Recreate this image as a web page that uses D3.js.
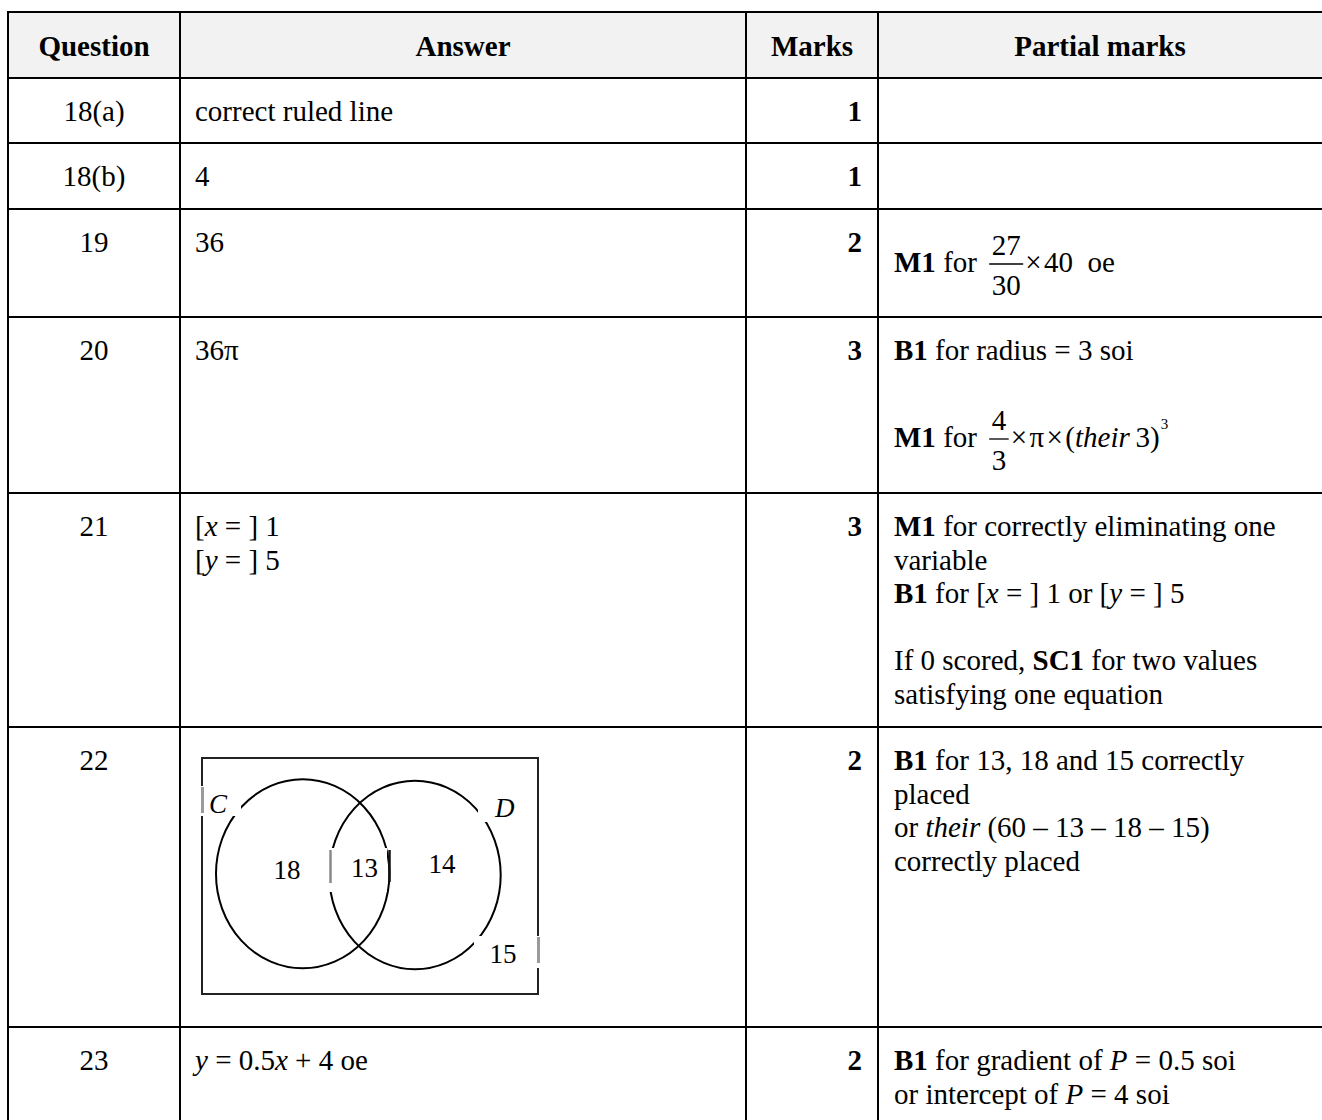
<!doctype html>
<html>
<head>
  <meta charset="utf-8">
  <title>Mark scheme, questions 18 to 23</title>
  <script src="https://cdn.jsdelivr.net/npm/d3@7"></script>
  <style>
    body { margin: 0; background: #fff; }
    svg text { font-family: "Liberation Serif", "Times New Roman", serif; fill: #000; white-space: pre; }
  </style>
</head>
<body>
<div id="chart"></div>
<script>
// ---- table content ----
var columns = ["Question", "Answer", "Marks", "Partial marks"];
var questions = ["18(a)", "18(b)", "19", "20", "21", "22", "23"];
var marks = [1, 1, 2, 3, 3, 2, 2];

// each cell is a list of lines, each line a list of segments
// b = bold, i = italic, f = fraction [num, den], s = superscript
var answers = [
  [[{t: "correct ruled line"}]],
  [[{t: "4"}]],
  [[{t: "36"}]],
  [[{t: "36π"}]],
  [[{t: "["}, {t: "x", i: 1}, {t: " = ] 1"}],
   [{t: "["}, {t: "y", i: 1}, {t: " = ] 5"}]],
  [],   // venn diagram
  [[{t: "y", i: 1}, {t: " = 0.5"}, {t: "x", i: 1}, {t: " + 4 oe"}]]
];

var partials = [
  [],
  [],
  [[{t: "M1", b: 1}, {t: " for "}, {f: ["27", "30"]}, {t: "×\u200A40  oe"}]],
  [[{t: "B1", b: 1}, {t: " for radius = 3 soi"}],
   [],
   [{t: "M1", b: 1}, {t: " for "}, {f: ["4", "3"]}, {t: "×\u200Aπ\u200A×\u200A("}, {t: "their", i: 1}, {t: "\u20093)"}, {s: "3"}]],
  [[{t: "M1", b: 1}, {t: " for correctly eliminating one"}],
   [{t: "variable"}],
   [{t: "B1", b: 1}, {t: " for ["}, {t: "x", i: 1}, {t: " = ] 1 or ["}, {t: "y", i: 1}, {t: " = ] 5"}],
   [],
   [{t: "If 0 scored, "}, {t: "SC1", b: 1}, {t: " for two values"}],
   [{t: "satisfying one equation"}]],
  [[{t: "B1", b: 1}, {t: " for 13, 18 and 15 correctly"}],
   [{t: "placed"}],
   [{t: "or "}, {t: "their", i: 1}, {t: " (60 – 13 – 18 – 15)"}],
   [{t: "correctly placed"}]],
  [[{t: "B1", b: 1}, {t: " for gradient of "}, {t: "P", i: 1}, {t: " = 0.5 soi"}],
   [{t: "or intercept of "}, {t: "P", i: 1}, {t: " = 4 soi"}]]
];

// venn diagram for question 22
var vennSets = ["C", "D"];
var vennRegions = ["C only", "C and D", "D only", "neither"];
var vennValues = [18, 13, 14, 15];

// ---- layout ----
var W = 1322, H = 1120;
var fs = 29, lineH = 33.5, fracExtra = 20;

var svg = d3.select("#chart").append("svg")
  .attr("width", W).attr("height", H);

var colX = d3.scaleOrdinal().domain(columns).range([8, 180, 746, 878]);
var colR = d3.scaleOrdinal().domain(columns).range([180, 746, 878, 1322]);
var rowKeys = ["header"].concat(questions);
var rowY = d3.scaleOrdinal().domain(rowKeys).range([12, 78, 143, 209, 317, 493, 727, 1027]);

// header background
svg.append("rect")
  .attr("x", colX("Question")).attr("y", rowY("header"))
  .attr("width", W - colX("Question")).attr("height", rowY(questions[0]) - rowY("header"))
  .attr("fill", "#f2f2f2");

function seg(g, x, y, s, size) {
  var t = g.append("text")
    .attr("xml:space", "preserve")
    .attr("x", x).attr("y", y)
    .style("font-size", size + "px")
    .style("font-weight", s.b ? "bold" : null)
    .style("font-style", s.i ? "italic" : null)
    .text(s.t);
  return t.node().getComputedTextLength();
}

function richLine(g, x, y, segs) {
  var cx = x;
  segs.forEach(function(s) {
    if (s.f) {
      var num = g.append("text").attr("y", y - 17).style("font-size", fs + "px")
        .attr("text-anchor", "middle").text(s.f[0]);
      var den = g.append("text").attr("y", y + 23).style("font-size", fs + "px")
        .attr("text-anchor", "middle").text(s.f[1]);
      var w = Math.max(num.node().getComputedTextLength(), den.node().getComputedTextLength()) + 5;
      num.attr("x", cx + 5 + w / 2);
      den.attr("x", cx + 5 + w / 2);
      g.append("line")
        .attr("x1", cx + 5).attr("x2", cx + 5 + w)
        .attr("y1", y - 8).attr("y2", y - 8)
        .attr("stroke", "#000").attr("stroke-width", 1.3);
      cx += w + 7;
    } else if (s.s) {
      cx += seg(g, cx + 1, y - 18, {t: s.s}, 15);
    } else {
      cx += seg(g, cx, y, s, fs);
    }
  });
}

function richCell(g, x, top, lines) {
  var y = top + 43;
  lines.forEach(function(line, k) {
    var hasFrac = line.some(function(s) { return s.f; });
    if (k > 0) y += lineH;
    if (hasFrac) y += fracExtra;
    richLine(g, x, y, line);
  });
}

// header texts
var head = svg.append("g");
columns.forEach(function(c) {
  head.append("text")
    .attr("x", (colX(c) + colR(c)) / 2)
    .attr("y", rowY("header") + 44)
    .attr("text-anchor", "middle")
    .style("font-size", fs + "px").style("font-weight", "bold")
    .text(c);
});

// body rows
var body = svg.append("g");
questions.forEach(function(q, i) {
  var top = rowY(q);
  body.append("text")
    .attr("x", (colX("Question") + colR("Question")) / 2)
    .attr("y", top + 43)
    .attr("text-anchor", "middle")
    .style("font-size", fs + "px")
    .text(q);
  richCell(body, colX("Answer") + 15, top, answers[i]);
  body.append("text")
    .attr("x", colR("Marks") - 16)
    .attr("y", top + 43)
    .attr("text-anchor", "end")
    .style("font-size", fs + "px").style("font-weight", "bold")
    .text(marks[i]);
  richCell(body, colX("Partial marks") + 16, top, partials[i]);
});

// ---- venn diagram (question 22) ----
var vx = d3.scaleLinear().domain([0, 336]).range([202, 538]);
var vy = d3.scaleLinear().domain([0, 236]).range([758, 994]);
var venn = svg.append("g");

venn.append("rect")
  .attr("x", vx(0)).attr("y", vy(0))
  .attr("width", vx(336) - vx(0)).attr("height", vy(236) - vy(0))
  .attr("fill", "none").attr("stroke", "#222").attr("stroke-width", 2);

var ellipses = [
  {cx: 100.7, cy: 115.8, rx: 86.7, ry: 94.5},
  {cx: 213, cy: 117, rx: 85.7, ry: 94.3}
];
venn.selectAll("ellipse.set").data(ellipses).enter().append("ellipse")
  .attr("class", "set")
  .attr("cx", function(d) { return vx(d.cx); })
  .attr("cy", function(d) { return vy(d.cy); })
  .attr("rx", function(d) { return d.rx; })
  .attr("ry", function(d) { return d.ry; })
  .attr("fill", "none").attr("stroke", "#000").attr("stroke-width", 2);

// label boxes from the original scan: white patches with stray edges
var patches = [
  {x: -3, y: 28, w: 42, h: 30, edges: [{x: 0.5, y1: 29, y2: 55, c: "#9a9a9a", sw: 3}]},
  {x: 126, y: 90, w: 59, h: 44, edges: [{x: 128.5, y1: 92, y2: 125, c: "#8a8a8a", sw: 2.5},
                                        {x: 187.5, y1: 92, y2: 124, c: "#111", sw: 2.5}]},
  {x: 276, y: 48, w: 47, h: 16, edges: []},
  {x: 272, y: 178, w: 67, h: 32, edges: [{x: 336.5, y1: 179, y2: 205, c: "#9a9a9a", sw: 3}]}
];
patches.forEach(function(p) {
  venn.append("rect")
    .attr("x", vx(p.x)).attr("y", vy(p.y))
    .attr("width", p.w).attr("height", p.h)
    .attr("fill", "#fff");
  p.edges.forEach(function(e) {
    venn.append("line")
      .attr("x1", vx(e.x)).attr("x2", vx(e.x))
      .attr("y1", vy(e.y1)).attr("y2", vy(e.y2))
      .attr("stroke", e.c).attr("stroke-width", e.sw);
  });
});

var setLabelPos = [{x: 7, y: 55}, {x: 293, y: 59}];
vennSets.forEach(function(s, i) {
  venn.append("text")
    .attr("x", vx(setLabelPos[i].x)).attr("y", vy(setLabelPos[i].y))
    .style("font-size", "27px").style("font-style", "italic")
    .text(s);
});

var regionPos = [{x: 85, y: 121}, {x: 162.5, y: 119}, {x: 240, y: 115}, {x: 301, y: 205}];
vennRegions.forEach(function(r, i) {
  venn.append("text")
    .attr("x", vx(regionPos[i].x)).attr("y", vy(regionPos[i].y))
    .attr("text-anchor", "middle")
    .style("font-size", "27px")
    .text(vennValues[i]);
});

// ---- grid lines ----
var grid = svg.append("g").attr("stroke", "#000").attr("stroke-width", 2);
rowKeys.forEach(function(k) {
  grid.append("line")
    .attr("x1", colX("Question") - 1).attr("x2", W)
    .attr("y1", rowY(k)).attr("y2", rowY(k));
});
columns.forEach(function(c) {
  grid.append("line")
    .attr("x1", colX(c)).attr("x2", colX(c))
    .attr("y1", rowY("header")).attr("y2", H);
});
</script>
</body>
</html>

----

Instruction. Pictures stay out. Print the data exactly, from its first line through the line containing "var marks = [1, 1, 2, 3, 3, 2, 2];".

Solution to this task.
Recreate this image as a web page that uses D3.js.
<!doctype html>
<html>
<head>
  <meta charset="utf-8">
  <title>Mark scheme, questions 18 to 23</title>
  <script src="https://cdn.jsdelivr.net/npm/d3@7"></script>
  <style>
    body { margin: 0; background: #fff; }
    svg text { font-family: "Liberation Serif", "Times New Roman", serif; fill: #000; white-space: pre; }
  </style>
</head>
<body>
<div id="chart"></div>
<script>
// ---- table content ----
var columns = ["Question", "Answer", "Marks", "Partial marks"];
var questions = ["18(a)", "18(b)", "19", "20", "21", "22", "23"];
var marks = [1, 1, 2, 3, 3, 2, 2];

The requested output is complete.